*TASK BRIEF*:
Skip all pictures, then copy the lines from the start of the data through the line with "import pandas as pd", keeping both ends.

*RAW DATA*:
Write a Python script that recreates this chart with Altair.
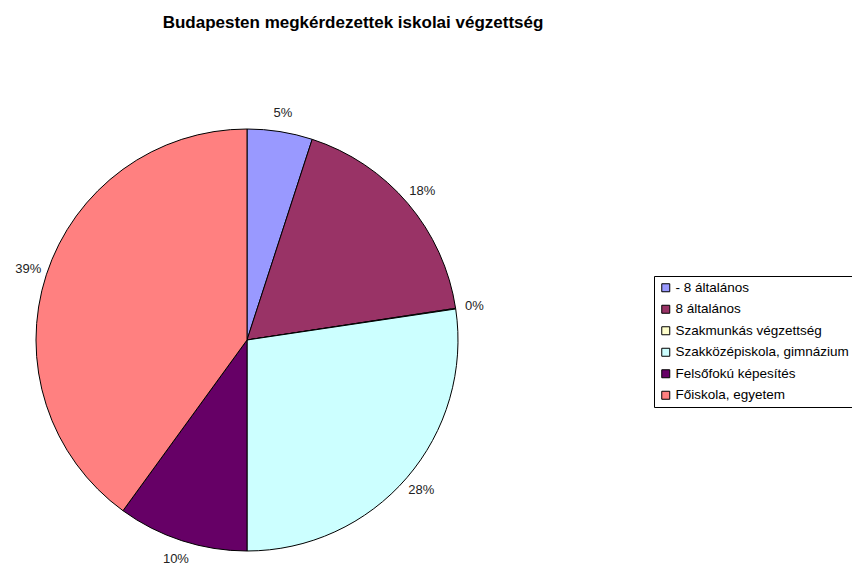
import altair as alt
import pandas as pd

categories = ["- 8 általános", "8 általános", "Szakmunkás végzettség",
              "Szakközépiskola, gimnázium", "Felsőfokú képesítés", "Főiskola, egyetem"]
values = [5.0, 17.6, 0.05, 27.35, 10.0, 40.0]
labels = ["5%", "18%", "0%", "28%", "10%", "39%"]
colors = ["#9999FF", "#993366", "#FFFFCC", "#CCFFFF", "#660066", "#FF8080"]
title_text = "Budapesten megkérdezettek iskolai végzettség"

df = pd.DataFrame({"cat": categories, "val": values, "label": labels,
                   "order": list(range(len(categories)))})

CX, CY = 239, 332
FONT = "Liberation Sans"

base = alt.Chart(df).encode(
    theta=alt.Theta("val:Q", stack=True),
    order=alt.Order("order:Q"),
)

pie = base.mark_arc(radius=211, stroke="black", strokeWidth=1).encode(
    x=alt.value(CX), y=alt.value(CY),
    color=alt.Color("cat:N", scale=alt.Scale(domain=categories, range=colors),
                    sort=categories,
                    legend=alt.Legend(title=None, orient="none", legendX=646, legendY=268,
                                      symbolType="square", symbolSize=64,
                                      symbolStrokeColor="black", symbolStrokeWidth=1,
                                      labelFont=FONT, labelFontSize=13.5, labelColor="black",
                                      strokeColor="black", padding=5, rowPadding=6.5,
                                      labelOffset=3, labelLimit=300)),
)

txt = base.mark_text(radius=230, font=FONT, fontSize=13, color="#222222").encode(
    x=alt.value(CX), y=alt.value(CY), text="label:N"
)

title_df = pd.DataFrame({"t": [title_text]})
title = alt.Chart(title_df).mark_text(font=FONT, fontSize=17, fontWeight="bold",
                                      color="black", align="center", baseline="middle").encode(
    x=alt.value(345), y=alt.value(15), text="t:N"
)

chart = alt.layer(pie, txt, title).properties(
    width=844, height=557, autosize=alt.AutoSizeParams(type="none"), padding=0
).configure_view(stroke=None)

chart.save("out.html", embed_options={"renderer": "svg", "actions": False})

*CORRECT ANSWER*:
Write a Python script that recreates this chart with Altair.
import altair as alt
import pandas as pd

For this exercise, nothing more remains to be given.